Some people can drink responsibly apparently, but why on Earth take that chance with your children?!??:confused: You may as well hand a six year old a revolver loaded with a single round, tell him to spin the cylinder, put the barrel to his temple and pull the trigger. Then tell him to pass it to his sister and repeat the process. Anybody with even the slightest experience of the real world would understand that introducing a child to alcohol is akin to inviting Satan into his or her life. You’d be opening a door with absolutely no foreknowledge of what’s on the other side. And yes, I do know what I’m talking about, because when I was a child, some friendly foreign college students whose care I was in decided that it would be amusing to have a ten year old drinking buddy. And I took to it like a fish takes to water, because I was an overly sensitive and withdrawn, distant child, and alcohol completely changed that. Which of course I took great delight in. In my experience, no one, not even a parent, knows whether a child is going to be susceptiple to uncontrolled fun with alcohol or not. Seems to me they’d have to be a pretty lifeless kid to not enjoy it profoundly. So it’s like your gambling that your child doesn’t possess a sense a fun or have a curious nature, which is callously insulting on top of everything else. I thought that it was better than a ride at Disneyland, personally, and even at that early age I was able to drink college kids under the table. Which kids find extremely funny, and of course they have no idea what it may to do their lives. So, no offense, but you’d have to be certifiable to raise your children that way. To be frank, severly beating them with coat hangers and starving them might be less harmful to them in the long run.
You are talking about the opposite of what I’m talking about.

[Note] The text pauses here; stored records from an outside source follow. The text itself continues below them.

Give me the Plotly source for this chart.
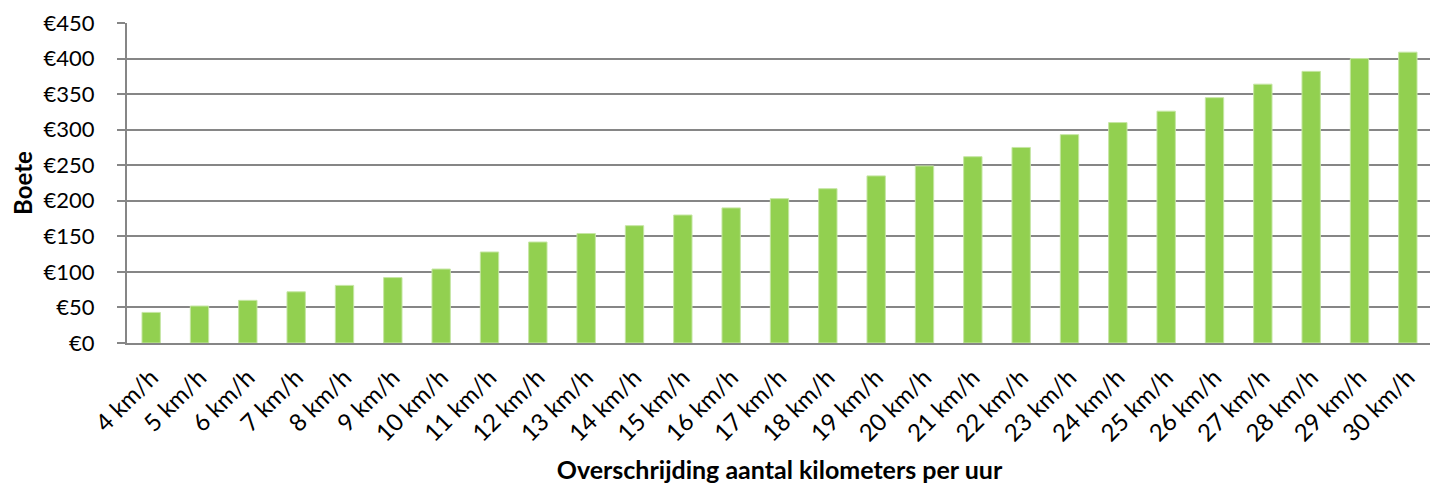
import plotly.graph_objects as go

speeds = [f"{k} km/h" for k in range(4, 31)]
fines = [43, 52, 60, 72, 81, 92, 104, 128, 142, 154, 165, 180, 190, 203, 217,
         235, 249, 262, 275, 293, 310, 326, 345, 364, 382, 400, 409]
y_ticks = list(range(0, 451, 50))
y_labels = [f"€{v}" for v in y_ticks]

font = "Lato, 'Open Sans', sans-serif"

fig = go.Figure(go.Bar(
    x=speeds, y=fines,
    marker=dict(color="#92D050", line=dict(color="#C6E6A4", width=1)),
))

# page body has an 8px margin, so the figure is a bit smaller than the window
fig.update_layout(
    width=1430, height=476,
    margin=dict(l=119, r=6, t=15, b=141),
    plot_bgcolor="white", paper_bgcolor="white",
    bargap=0.62,
    showlegend=False,
    font=dict(family=font, size=22, color="black"),
)
fig.update_xaxes(
    tickangle=-45, showline=True, linecolor="#868686", linewidth=2,
    ticks="", showgrid=False, ticklabelstandoff=9,
    tickfont=dict(size=24),
    title=dict(text="<b>Overschrijding aantal kilometers per uur</b>",
               font=dict(size=25), standoff=22),
    automargin=False,
)
fig.update_yaxes(
    range=[0, 450], tickvals=y_ticks, ticktext=y_labels,
    showgrid=True, gridcolor="#868686", gridwidth=2,
    showline=True, linecolor="#868686", linewidth=2,
    ticks="outside", ticklen=8, tickcolor="#868686", tickwidth=2,
    ticklabelstandoff=18,
    zeroline=False,
    title=dict(text="<b>Boete</b>", font=dict(size=24), standoff=24),
    automargin=False,
)

fig.write_html("out.html")
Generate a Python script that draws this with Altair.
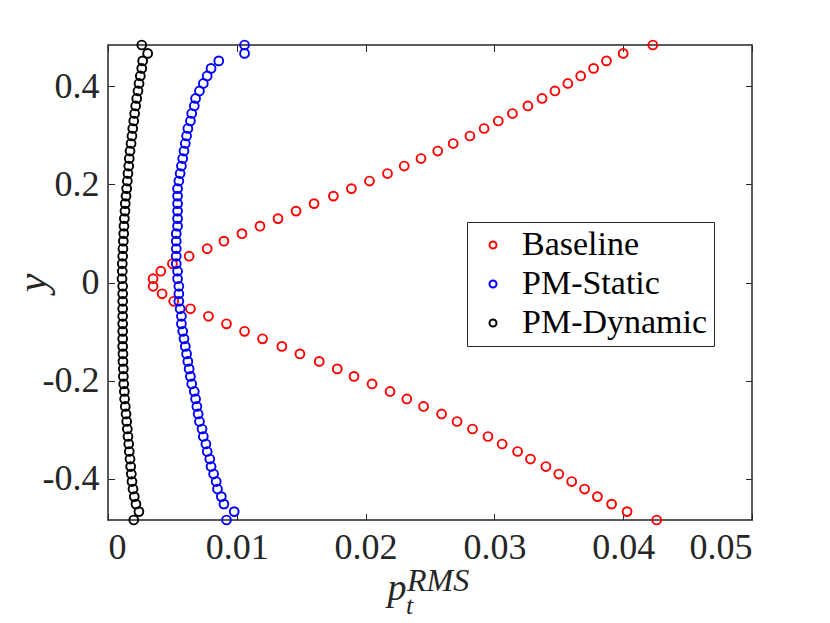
import altair as alt
import pandas as pd

# y grid (bottom to top)
Y = [-0.4844, -0.4673, -0.4520, -0.4367, -0.4213, -0.4060, -0.3907, -0.3754,
     -0.3601, -0.3447, -0.3294, -0.3141, -0.2988, -0.2835, -0.2681, -0.2528,
     -0.2375, -0.2222, -0.2069, -0.1915, -0.1762, -0.1609, -0.1456, -0.1303,
     -0.1149, -0.0996, -0.0843, -0.0690, -0.0537, -0.0383, -0.0230, -0.0077,
     0.0077, 0.0230, 0.0383, 0.0537, 0.0690, 0.0843, 0.0996, 0.1149,
     0.1303, 0.1456, 0.1609, 0.1762, 0.1915, 0.2069, 0.2222, 0.2375,
     0.2528, 0.2681, 0.2835, 0.2988, 0.3141, 0.3294, 0.3447, 0.3601,
     0.3754, 0.3907, 0.4060, 0.4213, 0.4367, 0.4520, 0.4673, 0.4844]

BASELINE = [0.0426, 0.0403, 0.0391, 0.0380, 0.0370, 0.0360, 0.0350, 0.0340,
            0.0328, 0.0318, 0.0306, 0.0295, 0.0283, 0.0271, 0.0259, 0.0245,
            0.0232, 0.0219, 0.0205, 0.0191, 0.0178, 0.0164, 0.0149, 0.0135,
            0.0120, 0.0106, 0.0092, 0.0078, 0.0064, 0.0051, 0.0042, 0.0035,
            0.0035, 0.0041, 0.0050, 0.0063, 0.0077, 0.0090, 0.0104, 0.0118,
            0.0132, 0.0146, 0.0160, 0.0175, 0.0189, 0.0203, 0.0217, 0.0230,
            0.0243, 0.0256, 0.0268, 0.0281, 0.0292, 0.0303, 0.0314, 0.0326,
            0.0337, 0.0347, 0.0357, 0.0367, 0.0377, 0.0387, 0.0400, 0.0423]

PM_STATIC = [0.0092, 0.0098, 0.0090, 0.0088, 0.0085, 0.0084, 0.0082, 0.0080,
             0.0079, 0.0077, 0.0076, 0.0074, 0.0073, 0.0071, 0.0070, 0.0069,
             0.0068, 0.0067, 0.0065, 0.0064, 0.0063, 0.0062, 0.0061, 0.0060,
             0.0059, 0.0058, 0.0057, 0.0057, 0.0056, 0.0055, 0.0055, 0.0055,
             0.0054, 0.0054, 0.0053, 0.0053, 0.0053, 0.0053, 0.0053, 0.0054,
             0.0054, 0.0054, 0.0054, 0.0054, 0.0054, 0.0055, 0.0056, 0.0057,
             0.0058, 0.0059, 0.0060, 0.0061, 0.0062, 0.0064, 0.0065, 0.0067,
             0.0068, 0.0071, 0.0074, 0.0077, 0.0080, 0.0086, 0.0106, 0.0106]

PM_DYNAMIC = [0.00200, 0.00240, 0.00217, 0.00204, 0.00194, 0.00186, 0.00181, 0.00176,
              0.00171, 0.00165, 0.00161, 0.00155, 0.00150, 0.00145, 0.00140, 0.00134,
              0.00129, 0.00127, 0.00122, 0.00119, 0.00119, 0.00116, 0.00116, 0.00114,
              0.00114, 0.00114, 0.00114, 0.00114, 0.00114, 0.00114, 0.00114, 0.00114,
              0.00109, 0.00111, 0.00111, 0.00114, 0.00116, 0.00119, 0.00122, 0.00124,
              0.00127, 0.00132, 0.00134, 0.00140, 0.00145, 0.00150, 0.00155, 0.00161,
              0.00165, 0.00171, 0.00179, 0.00186, 0.00192, 0.00200, 0.00207, 0.00215,
              0.00223, 0.00233, 0.00241, 0.00251, 0.00262, 0.00269, 0.00308, 0.00262]

SERIES = ["Baseline", "PM-Static", "PM-Dynamic"]
COLORS = ["#ff0000", "#0000ff", "#000000"]
X_TICKS = [0, 0.01, 0.02, 0.03, 0.04, 0.05]
Y_TICKS = [-0.4, -0.2, 0, 0.2, 0.4]

rows = []
i = 0
for name, xs in zip(SERIES, [BASELINE, PM_STATIC, PM_DYNAMIC]):
    for xv, yv in zip(xs, Y):
        rows.append({"x": xv, "y": yv, "series": name, "idx": i})
        i += 1
df = pd.DataFrame(rows)
one = pd.DataFrame({"k": [0]})

FONT = "Liberation Serif"
AX = "#262626"
TICK = 6.5

xscale = alt.Scale(domain=[0, 0.05], nice=False, zero=False)
yscale = alt.Scale(domain=[-0.4844, 0.4844], nice=False, zero=False)

xlab = "datum.value == 0 ? '0' : format(datum.value, '.2f')"
ylab = "datum.value == 0 ? '0' : (datum.value < 0 ? '-' : '') + format(abs(datum.value), '.1f')"

ax_bottom = alt.Axis(orient="bottom", values=X_TICKS, labelExpr=xlab, domain=False, grid=False,
                     tickSize=TICK, offset=-TICK, tickColor=AX, tickWidth=1,
                     labelFont=FONT, labelFontSize=36, labelColor=AX, labelPadding=10,
                     title=None)
ax_left = alt.Axis(orient="left", values=Y_TICKS, labelExpr=ylab, domain=False, grid=False,
                   tickSize=TICK, offset=-TICK, tickColor=AX, tickWidth=1,
                   labelFont=FONT, labelFontSize=36, labelColor=AX, labelPadding=9,
                   title="y", titleFont=FONT, titleFontStyle="italic", titleFontWeight="normal",
                   titleFontSize=42, titleColor=AX, titleX=-82, titleY=237.5,
                   titleAngle=270, titleAlign="center", titleBaseline="middle")
ax_top = alt.Axis(orient="top", values=X_TICKS, labels=False, domain=False, grid=False,
                  tickSize=TICK, offset=-TICK, tickColor=AX, tickWidth=1, title=None)
ax_right = alt.Axis(orient="right", values=Y_TICKS, labels=False, domain=False, grid=False,
                    tickSize=TICK, offset=-TICK, tickColor=AX, tickWidth=1, title=None)

legend = alt.Legend(orient="none", legendX=359, legendY=177, title=None,
                    labelFont=FONT, labelFontSize=34, labelColor="#000000", labelLimit=400,
                    strokeColor=AX, fillColor="white", padding=6, rowPadding=5,
                    symbolType="circle", symbolSize=49, symbolStrokeWidth=2,
                    symbolOffset=3, labelOffset=12)

points = alt.Chart(df).mark_point(filled=False, size=78, strokeWidth=1.9, opacity=1).encode(
    x=alt.X("x:Q", scale=xscale, axis=ax_bottom),
    y=alt.Y("y:Q", scale=yscale, axis=ax_left),
    color=alt.Color("series:N", scale=alt.Scale(domain=SERIES, range=COLORS), legend=legend),
    order=alt.Order("idx:Q"),
)

ghost = alt.Chart(df).mark_point(opacity=0).encode(
    x=alt.X("x:Q", scale=xscale, axis=ax_top),
    y=alt.Y("y:Q", scale=yscale, axis=ax_right),
)

t_p = alt.Chart(one).mark_text(text="p", font=FONT, fontStyle="italic", fontSize=38,
                               color=AX, align="center", baseline="alphabetic").encode(
    x=alt.value(289), y=alt.value(555))
t_sub = alt.Chart(one).mark_text(text="t", font=FONT, fontStyle="italic", fontSize=26,
                                 color=AX, align="left", baseline="alphabetic").encode(
    x=alt.value(298), y=alt.value(569))
t_sup = alt.Chart(one).mark_text(text="RMS", font=FONT, fontStyle="italic", fontSize=32,
                                 color=AX, align="left", baseline="alphabetic").encode(
    x=alt.value(299), y=alt.value(546))

chart = alt.layer(points, ghost, t_p, t_sub, t_sup).resolve_axis(
    x="independent", y="independent"
).properties(
    width=644, height=475,
    autosize=alt.AutoSizeParams(type="none"),
    padding={"left": 100, "top": 37, "right": 70, "bottom": 102},
    background="white",
).configure_view(
    stroke=AX, strokeWidth=1.5, strokeOpacity=1
)

chart.save("out.html", embed_options={"renderer": "svg", "actions": False})
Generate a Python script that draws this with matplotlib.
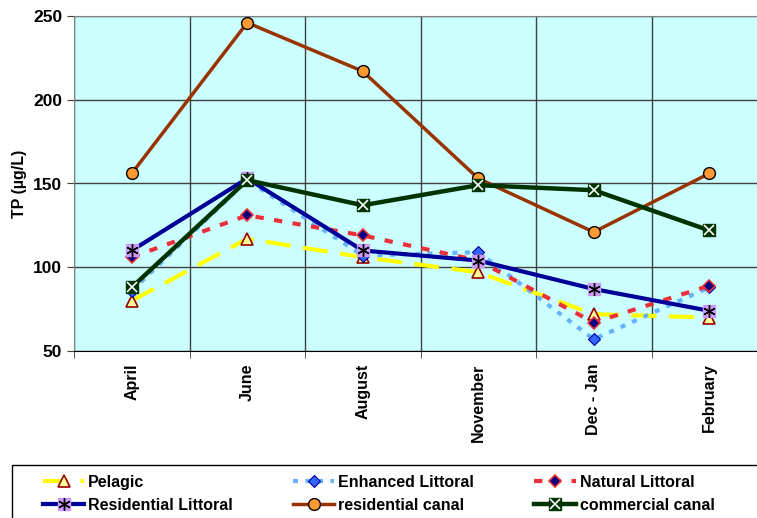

What on earth were you doing in the care of those particular college students as a 10 year old? How on earth did your parents not notice that these “friends” got you drunk?

Yes, parents can know that a child with serious untreated emotional problems is going to be extremely susceptible to drug and alcohol abuse. You could live in a dry home in a dry county in a dry country, and that would still be true. Any person unsupported through their emotional problems is very prone to self-medicate their problems with addictive behaviors. That’s pretty much common sense.

I’m very sorry that you were not raised to know that it is never OK to self-medicate your emotional problems with alcohol and that you felt you had no one to turn to instead of turning to the emotional escape of intoxication. That is heartbreaking.